The statement also addressed the noise pollution that was causing concern. “For this festival, we are using the newest Amay Sounds technology which is in accordance with the guidelines provided. So far we’ve worked according to all the recommendations and we’ll be organising this year’s festival within a legal frame. If anyone has any problem regarding this, we request you to come to the fair and resolve the doubts. We can also address concerns regarding noise pollution and ensure that the number of decibels is within the recommended ranges. As an institution we are here to act responsibly and also hope to support the rural lives that have been impacted over the past few years after following the law in the country. Accordingly, the festival is not a project aimed at gaining business or private profit but a project that will run for several years for the wellbeing of the people dependent on the land and the tourism industry.”
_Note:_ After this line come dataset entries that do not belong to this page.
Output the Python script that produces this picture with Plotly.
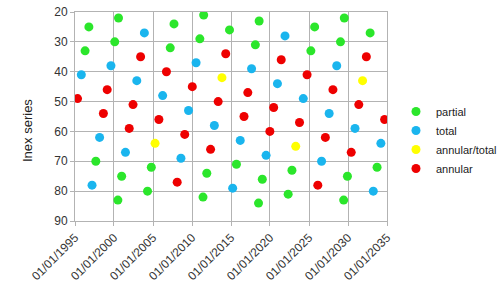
import plotly.graph_objects as go

# Solar eclipses 1995-2035: date, Inex series number, type
partial_dates = ["1996-04-17", "1996-10-12", "1997-09-02", "2000-02-05", "2000-07-01", "2000-07-31",
                 "2000-12-25", "2004-04-19", "2004-10-14", "2007-03-19", "2007-09-11", "2011-01-04",
                 "2011-06-01", "2011-07-01", "2011-11-25", "2014-10-23", "2015-09-13", "2018-02-15",
                 "2018-07-13", "2018-08-11", "2019-01-06", "2022-04-30", "2022-10-25", "2025-03-29",
                 "2025-09-21", "2029-01-14", "2029-06-12", "2029-07-11", "2029-12-05", "2032-11-03",
                 "2033-09-23"]
partial_inex = [33, 25, 70, 30, 83, 22, 75, 80, 72, 32, 24, 29, 82, 21, 74, 26, 71, 31, 84, 23, 76,
                81, 73, 33, 25, 30, 83, 22, 75, 27, 72]

total_dates = ["1995-10-24", "1997-03-09", "1998-02-26", "1999-08-11", "2001-06-21", "2002-12-04",
               "2003-11-23", "2006-03-29", "2008-08-01", "2009-07-22", "2010-07-11", "2012-11-13",
               "2015-03-20", "2016-03-09", "2017-08-21", "2019-07-02", "2020-12-14", "2021-12-04",
               "2024-04-08", "2026-08-12", "2027-08-02", "2028-07-22", "2030-11-25", "2033-03-30",
               "2034-03-20"]
total_inex = [41, 78, 62, 38, 67, 43, 27, 48, 69, 53, 37, 58, 79, 63, 39, 68, 44, 28, 49, 70, 54, 38,
              59, 80, 64]

hybrid_dates = ["2005-04-08", "2013-11-03", "2023-04-20", "2031-11-14"]
hybrid_inex = [64, 42, 65, 43]

annular_dates = ["1995-04-29", "1998-08-22", "1999-02-16", "2001-12-14", "2002-06-10", "2003-05-31",
                 "2005-10-03", "2006-09-22", "2008-02-07", "2009-01-26", "2010-01-15", "2012-05-20",
                 "2013-05-10", "2014-04-29", "2016-09-01", "2017-02-26", "2019-12-26", "2020-06-21",
                 "2021-06-10", "2023-10-14", "2024-10-02", "2026-02-17", "2027-02-06", "2028-01-26",
                 "2030-06-01", "2031-05-21", "2032-05-09", "2034-09-12"]
annular_inex = [49, 54, 46, 59, 51, 35, 56, 40, 77, 61, 45, 66, 50, 34, 55, 47, 60, 52, 36, 57, 41,
                78, 62, 46, 67, 51, 35, 56]

x_ticks = ["1995-01-01", "2000-01-01", "2005-01-01", "2010-01-01", "2015-01-01",
           "2020-01-01", "2025-01-01", "2030-01-01", "2035-01-01"]
x_tick_labels = ["01/01/1995", "01/01/2000", "01/01/2005", "01/01/2010", "01/01/2015",
                 "01/01/2020", "01/01/2025", "01/01/2030", "01/01/2035"]
y_ticks = [20, 30, 40, 50, 60, 70, 80, 90]
y_title = "Inex series"

series = [
    ("partial", partial_dates, partial_inex, "#2be62b"),
    ("total", total_dates, total_inex, "#1ab5ee"),
    ("annular/total", hybrid_dates, hybrid_inex, "#ffff00"),
    ("annular", annular_dates, annular_inex, "#ee0000"),
]

fig = go.Figure()
for name, xs, ys, col in series:
    fig.add_trace(go.Scatter(x=xs, y=ys, mode="markers", name=name,
                             marker=dict(size=9, color=col, line=dict(width=0))))

W, H = 500, 282
ml, mr, mt, mb = 75, 113, 12, 61
pw = W - ml - mr
ph = H - mt - mb
grid = "#b3b3b3"
fig.update_layout(
    width=W, height=H,
    margin=dict(l=ml, r=mr, t=mt, b=mb, pad=0, autoexpand=False),
    paper_bgcolor="white", plot_bgcolor="white",
    font=dict(family="Liberation Sans, Arial, sans-serif", size=12, color="#333333"),
    showlegend=True,
    legend=dict(x=(396 - ml) / pw, xanchor="left", y=1 - (140 - mt) / ph, yanchor="middle",
                font=dict(size=11, color="#222222"), bgcolor="rgba(0,0,0,0)",
                itemwidth=30, tracegroupgap=0),
    xaxis=dict(type="date", range=["1995-01-01", "2035-01-01"],
               tickmode="array", tickvals=x_ticks, ticktext=x_tick_labels, tickangle=-45,
               showgrid=True, gridcolor=grid, gridwidth=1,
               showline=True, linecolor=grid, linewidth=1, mirror=True,
               ticks="outside", ticklen=4, tickcolor=grid, zeroline=False,
               tickfont=dict(size=12, color="#333333")),
    yaxis=dict(range=[90, 20], tickmode="array", tickvals=y_ticks,
               showgrid=True, gridcolor=grid, gridwidth=1,
               showline=True, linecolor=grid, linewidth=1, mirror=True,
               ticks="outside", ticklen=4, tickcolor=grid, zeroline=False,
               tickfont=dict(size=12, color="#333333")),
    annotations=[dict(text=y_title, textangle=-90, xref="paper", yref="paper",
                      x=(27 - ml) / pw, y=1 - (131 - mt) / ph,
                      xanchor="center", yanchor="middle", showarrow=False,
                      font=dict(size=13, color="#222222"))],
)

fig.write_html("out.html")
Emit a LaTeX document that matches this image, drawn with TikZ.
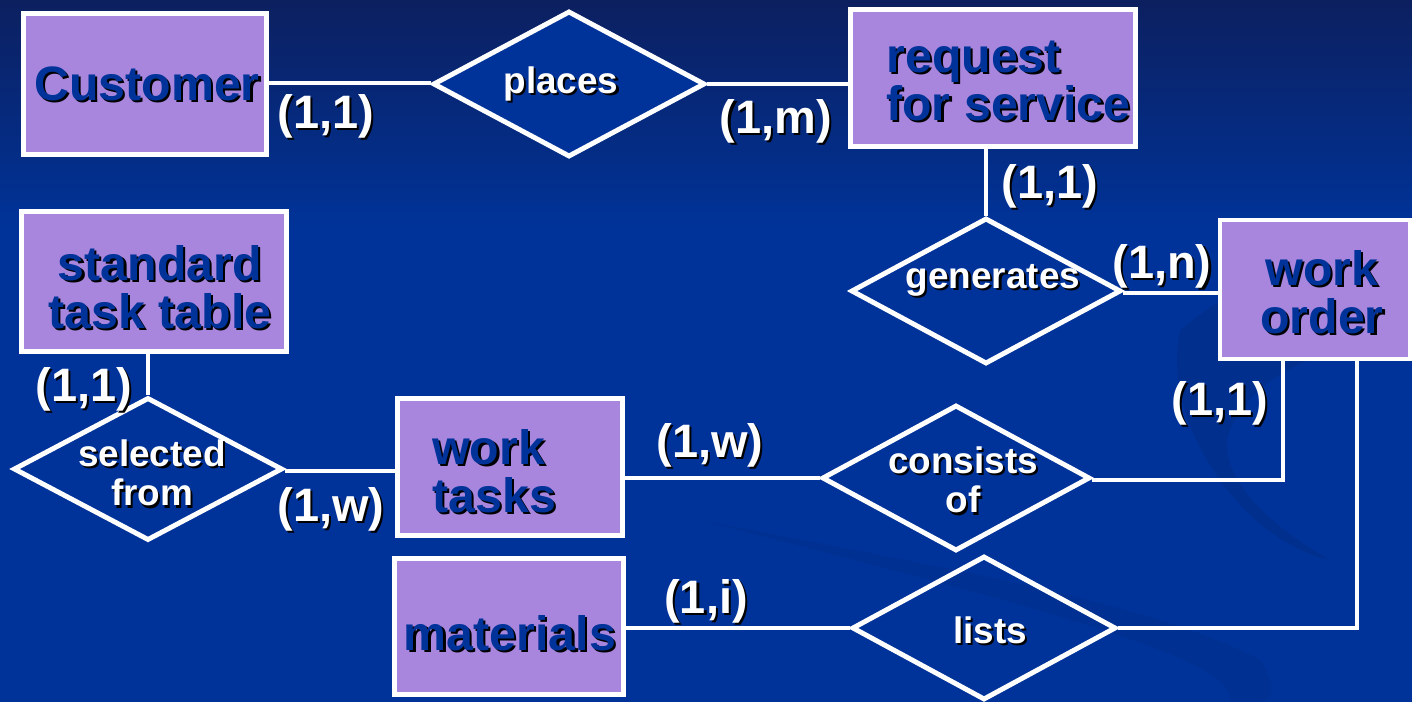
\documentclass[tikz,border=0pt]{standalone}
\usepackage{fontspec}
\setmainfont{Liberation Sans}
\usetikzlibrary{shapes.geometric,calc}
\definecolor{bgtop}{RGB}{12,32,96}
\definecolor{bgmain}{RGB}{0,51,153}
\definecolor{entfill}{RGB}{169,134,221}
\definecolor{enttext}{RGB}{0,51,153}
\newcommand\shd[1]{\rlap{\kern1.2pt\raisebox{-1.2pt}{\color{black}#1}}#1}
\begin{document}
\begin{tikzpicture}[x=0.02cm,y=-0.02cm,
  entity/.style={draw=white, line width=2.8pt, fill=entfill, rectangle, inner sep=0pt},
  rel/.style={draw=white, line width=2.8pt, diamond, inner sep=0pt},
  link/.style={draw=white, line width=2.6pt},
  etext/.style={font=\bfseries\fontsize{27.5}{27.5}\selectfont, text=enttext, inner sep=0pt, align=center},
  rtext/.style={font=\bfseries\fontsize{21}{22.5}\selectfont, text=white, inner sep=0pt, align=center},
  card/.style={font=\bfseries\fontsize{26.7}{30}\selectfont, text=white, inner sep=0pt}]
% background
\fill[bgmain] (0,0) rectangle (1412,702);
\shade[top color=bgtop, bottom color=bgmain] (0,0) rectangle (1412,230);
\fill[black, opacity=0.07] (1180,330) .. controls (1300,230) and (1412,250) .. (1412,300) -- (1412,360) .. controls (1330,330) and (1250,380) .. (1230,430) .. controls (1215,470) and (1260,520) .. (1330,560) .. controls (1240,540) and (1160,420) .. (1180,330) -- cycle;
\fill[black, opacity=0.05] (700,520) .. controls (900,560) and (1150,600) .. (1260,660) .. controls (1280,690) and (1270,702) .. (1260,702) -- (1230,702) .. controls (1240,660) and (1050,610) .. (700,520) -- cycle;
\useasboundingbox (0,0) rectangle (1412,702);

% entities
\node[entity, minimum width=243*0.02cm, minimum height=141*0.02cm] (cust) at (145,84) {};
\node[entity, minimum width=285*0.02cm, minimum height=137*0.02cm] (req) at (993,78) {};
\node[entity, minimum width=190*0.02cm, minimum height=139*0.02cm] (wo) at (1315,289.5) {};
\node[entity, minimum width=265*0.02cm, minimum height=140*0.02cm] (std) at (154,281.5) {};
\node[entity, minimum width=225*0.02cm, minimum height=137*0.02cm] (wt) at (510,467) {};
\node[entity, minimum width=229*0.02cm, minimum height=136*0.02cm] (mat) at (509,626.5) {};

% relationships
\node[rel, fill=bgmain, minimum width=272*0.02cm, minimum height=146*0.02cm] (places) at (569,84) {};
\node[rel, minimum width=270*0.02cm, minimum height=146*0.02cm] (gen) at (986,291) {};
\node[rel, minimum width=269*0.02cm, minimum height=143*0.02cm] (sel) at (148,469) {};
\node[rel, minimum width=268*0.02cm, minimum height=146*0.02cm] (cons) at (956,478) {};
\node[rel, minimum width=264*0.02cm, minimum height=144*0.02cm] (lists) at (984,628) {};

% connectors
\draw[link] ([yshift=1*0.02cm]places.west -| cust.east) -- ([yshift=1*0.02cm]places.west);
\draw[link] (places.east) -- (places.east -| req.west);
\draw[link] (gen.north |- req.south) -- (gen.north);
\draw[link] ([yshift=-2*0.02cm]gen.east) -- ([yshift=-2*0.02cm]gen.east -| wo.west);
\draw[link] (sel.north |- std.south) -- (sel.north);
\draw[link] ([yshift=-2*0.02cm]sel.east) -- ([yshift=-2*0.02cm]sel.east -| wt.west);
\draw[link] (cons.west -| wt.east) -- (cons.west);
\draw[link] ([xshift=-32*0.02cm]wo.south) |- ([yshift=-2*0.02cm]cons.east);
\draw[link] (lists.west -| mat.east) -- (lists.west);
\draw[link] ([xshift=42*0.02cm]wo.south) |- (lists.east);

% entity texts
\node[etext] (tcust) at (147,85) {\shd{Customer}};
\node[etext, align=left, anchor=west] (treq) at (886,82) {\shd{request}\\\shd{for service}};
\node[etext] (two) at (1322,293) {\shd{work}\\\shd{order}};
\node[etext] (tstd) at (160,288) {\shd{standard}\\\shd{task table}};
\node[etext, align=left, anchor=west] (twt) at (432,472) {\shd{work}\\\shd{tasks}};
\node[etext] (tmat) at (510,634) {\shd{materials}};

% relationship texts
\node[rtext] (tplaces) at (561,85) {\shd{places}};
\node[rtext] (tgen) at (993,281) {\shd{generates}};
\node[rtext] (tsel) at (152,474) {\shd{selected}\\\shd{from}};
\node[rtext] (tcons) at (963,481) {\shd{consists}\\\shd{of}};
\node[rtext] (tlists) at (990,631) {\shd{lists}};

% cardinalities
\node[card] (c1) at (326,117) {\shd{(1,1)}};
\node[card] (c2) at (776,122) {\shd{(1,m)}};
\node[card] (c3) at (1050,187) {\shd{(1,1)}};
\node[card] (c4) at (1162,267) {\shd{(1,n)}};
\node[card] (c5) at (84,390) {\shd{(1,1)}};
\node[card] (c6) at (331,510) {\shd{(1,w)}};
\node[card] (c7) at (710,446) {\shd{(1,w)}};
\node[card] (c8) at (1220,404) {\shd{(1,1)}};
\node[card] (c9) at (706,602) {\shd{(1,i)}};
\end{tikzpicture}
\end{document}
In response to the statement, Prakash and other experts stated: “The deep jungle and its inhabitants deserve better than this. They deserve to be protected, not exploited. The truth is that tourists come to these areas to bask in the peace and quiet of nature and not to enjoy festivals like the Deep Jungle Music and Cultural Festival 2023. It’s time for the authorities to step up and do the right thing. Let’s work together to manage our environmental and archaeological attractions in a sustainable manner, so that future generations can continue to enjoy the beauty and wonder of these places. It’s time to choose conservation over destruction. Let’s make it happen.”